--- Begin INFORMATION SHOWN ---
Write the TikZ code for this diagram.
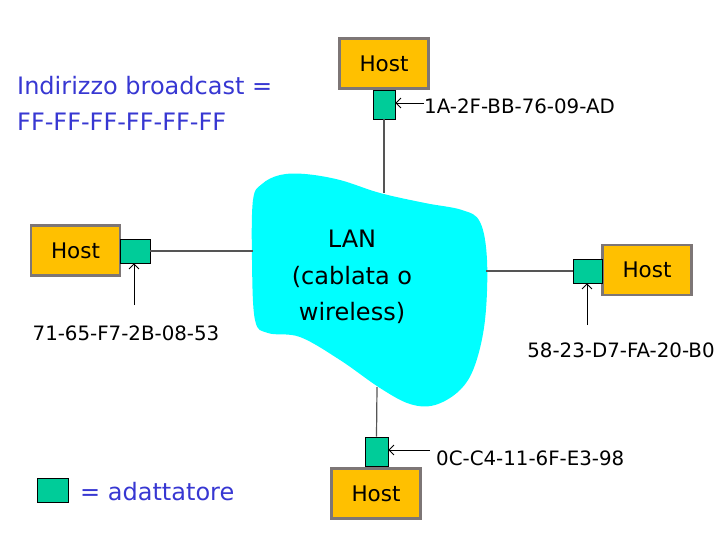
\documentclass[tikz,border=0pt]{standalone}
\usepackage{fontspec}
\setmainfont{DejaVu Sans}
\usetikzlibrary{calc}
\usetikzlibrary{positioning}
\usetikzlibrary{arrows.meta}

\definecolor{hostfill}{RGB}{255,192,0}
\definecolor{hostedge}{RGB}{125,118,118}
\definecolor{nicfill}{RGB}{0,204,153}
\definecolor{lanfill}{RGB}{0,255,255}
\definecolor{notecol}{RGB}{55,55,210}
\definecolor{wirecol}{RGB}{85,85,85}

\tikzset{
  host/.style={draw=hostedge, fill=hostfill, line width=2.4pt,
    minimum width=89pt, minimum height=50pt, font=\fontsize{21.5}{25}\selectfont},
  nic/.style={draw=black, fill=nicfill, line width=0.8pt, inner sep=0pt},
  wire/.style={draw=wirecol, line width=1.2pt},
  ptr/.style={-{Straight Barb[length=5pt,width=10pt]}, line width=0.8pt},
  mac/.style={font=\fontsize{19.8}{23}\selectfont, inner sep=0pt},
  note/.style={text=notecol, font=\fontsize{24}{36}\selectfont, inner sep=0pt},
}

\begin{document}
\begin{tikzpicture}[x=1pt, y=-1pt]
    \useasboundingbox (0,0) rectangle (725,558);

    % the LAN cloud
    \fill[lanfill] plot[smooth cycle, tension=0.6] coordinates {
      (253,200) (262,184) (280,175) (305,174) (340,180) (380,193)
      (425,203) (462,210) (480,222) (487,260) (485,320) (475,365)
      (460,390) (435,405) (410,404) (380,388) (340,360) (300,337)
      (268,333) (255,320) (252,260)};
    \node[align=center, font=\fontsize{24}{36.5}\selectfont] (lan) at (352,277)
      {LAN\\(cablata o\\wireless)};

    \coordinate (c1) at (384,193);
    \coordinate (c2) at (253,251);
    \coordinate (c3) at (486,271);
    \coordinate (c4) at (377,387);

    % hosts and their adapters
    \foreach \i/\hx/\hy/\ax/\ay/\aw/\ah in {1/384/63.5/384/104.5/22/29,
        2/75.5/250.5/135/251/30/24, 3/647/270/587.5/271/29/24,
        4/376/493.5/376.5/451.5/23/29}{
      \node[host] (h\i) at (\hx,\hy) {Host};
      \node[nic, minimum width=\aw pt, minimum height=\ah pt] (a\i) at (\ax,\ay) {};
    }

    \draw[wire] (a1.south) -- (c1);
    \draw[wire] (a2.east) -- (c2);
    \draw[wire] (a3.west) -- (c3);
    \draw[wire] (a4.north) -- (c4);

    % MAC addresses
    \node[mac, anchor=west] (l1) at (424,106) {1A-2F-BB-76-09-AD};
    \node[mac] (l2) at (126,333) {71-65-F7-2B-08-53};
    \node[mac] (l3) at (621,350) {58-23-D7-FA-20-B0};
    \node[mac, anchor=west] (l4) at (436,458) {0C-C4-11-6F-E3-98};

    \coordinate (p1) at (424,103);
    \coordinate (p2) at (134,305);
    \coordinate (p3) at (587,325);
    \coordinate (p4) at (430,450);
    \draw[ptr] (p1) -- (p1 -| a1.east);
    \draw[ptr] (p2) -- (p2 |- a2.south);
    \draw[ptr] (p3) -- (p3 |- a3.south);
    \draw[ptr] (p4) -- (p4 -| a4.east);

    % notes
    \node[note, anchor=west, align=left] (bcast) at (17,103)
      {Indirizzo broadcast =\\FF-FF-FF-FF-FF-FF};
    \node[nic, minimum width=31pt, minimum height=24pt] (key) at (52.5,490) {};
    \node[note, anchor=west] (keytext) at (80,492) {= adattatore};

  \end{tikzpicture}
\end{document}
--- End INFORMATION SHOWN ---
YOUR OBJECTIVE.
Except for the pictures, print the data above exactly.

FULL OUTPUT.
Write the TikZ code for this diagram.
\documentclass[tikz,border=0pt]{standalone}
\usepackage{fontspec}
\setmainfont{DejaVu Sans}
\usetikzlibrary{calc}
\usetikzlibrary{positioning}
\usetikzlibrary{arrows.meta}

\definecolor{hostfill}{RGB}{255,192,0}
\definecolor{hostedge}{RGB}{125,118,118}
\definecolor{nicfill}{RGB}{0,204,153}
\definecolor{lanfill}{RGB}{0,255,255}
\definecolor{notecol}{RGB}{55,55,210}
\definecolor{wirecol}{RGB}{85,85,85}

\tikzset{
  host/.style={draw=hostedge, fill=hostfill, line width=2.4pt,
    minimum width=89pt, minimum height=50pt, font=\fontsize{21.5}{25}\selectfont},
  nic/.style={draw=black, fill=nicfill, line width=0.8pt, inner sep=0pt},
  wire/.style={draw=wirecol, line width=1.2pt},
  ptr/.style={-{Straight Barb[length=5pt,width=10pt]}, line width=0.8pt},
  mac/.style={font=\fontsize{19.8}{23}\selectfont, inner sep=0pt},
  note/.style={text=notecol, font=\fontsize{24}{36}\selectfont, inner sep=0pt},
}

\begin{document}
\begin{tikzpicture}[x=1pt, y=-1pt]
    \useasboundingbox (0,0) rectangle (725,558);

    % the LAN cloud
    \fill[lanfill] plot[smooth cycle, tension=0.6] coordinates {
      (253,200) (262,184) (280,175) (305,174) (340,180) (380,193)
      (425,203) (462,210) (480,222) (487,260) (485,320) (475,365)
      (460,390) (435,405) (410,404) (380,388) (340,360) (300,337)
      (268,333) (255,320) (252,260)};
    \node[align=center, font=\fontsize{24}{36.5}\selectfont] (lan) at (352,277)
      {LAN\\(cablata o\\wireless)};

    \coordinate (c1) at (384,193);
    \coordinate (c2) at (253,251);
    \coordinate (c3) at (486,271);
    \coordinate (c4) at (377,387);

    % hosts and their adapters
    \foreach \i/\hx/\hy/\ax/\ay/\aw/\ah in {1/384/63.5/384/104.5/22/29,
        2/75.5/250.5/135/251/30/24, 3/647/270/587.5/271/29/24,
        4/376/493.5/376.5/451.5/23/29}{
      \node[host] (h\i) at (\hx,\hy) {Host};
      \node[nic, minimum width=\aw pt, minimum height=\ah pt] (a\i) at (\ax,\ay) {};
    }

    \draw[wire] (a1.south) -- (c1);
    \draw[wire] (a2.east) -- (c2);
    \draw[wire] (a3.west) -- (c3);
    \draw[wire] (a4.north) -- (c4);

    % MAC addresses
    \node[mac, anchor=west] (l1) at (424,106) {1A-2F-BB-76-09-AD};
    \node[mac] (l2) at (126,333) {71-65-F7-2B-08-53};
    \node[mac] (l3) at (621,350) {58-23-D7-FA-20-B0};
    \node[mac, anchor=west] (l4) at (436,458) {0C-C4-11-6F-E3-98};

    \coordinate (p1) at (424,103);
    \coordinate (p2) at (134,305);
    \coordinate (p3) at (587,325);
    \coordinate (p4) at (430,450);
    \draw[ptr] (p1) -- (p1 -| a1.east);
    \draw[ptr] (p2) -- (p2 |- a2.south);
    \draw[ptr] (p3) -- (p3 |- a3.south);
    \draw[ptr] (p4) -- (p4 -| a4.east);

    % notes
    \node[note, anchor=west, align=left] (bcast) at (17,103)
      {Indirizzo broadcast =\\FF-FF-FF-FF-FF-FF};
    \node[nic, minimum width=31pt, minimum height=24pt] (key) at (52.5,490) {};
    \node[note, anchor=west] (keytext) at (80,492) {= adattatore};

  \end{tikzpicture}
\end{document}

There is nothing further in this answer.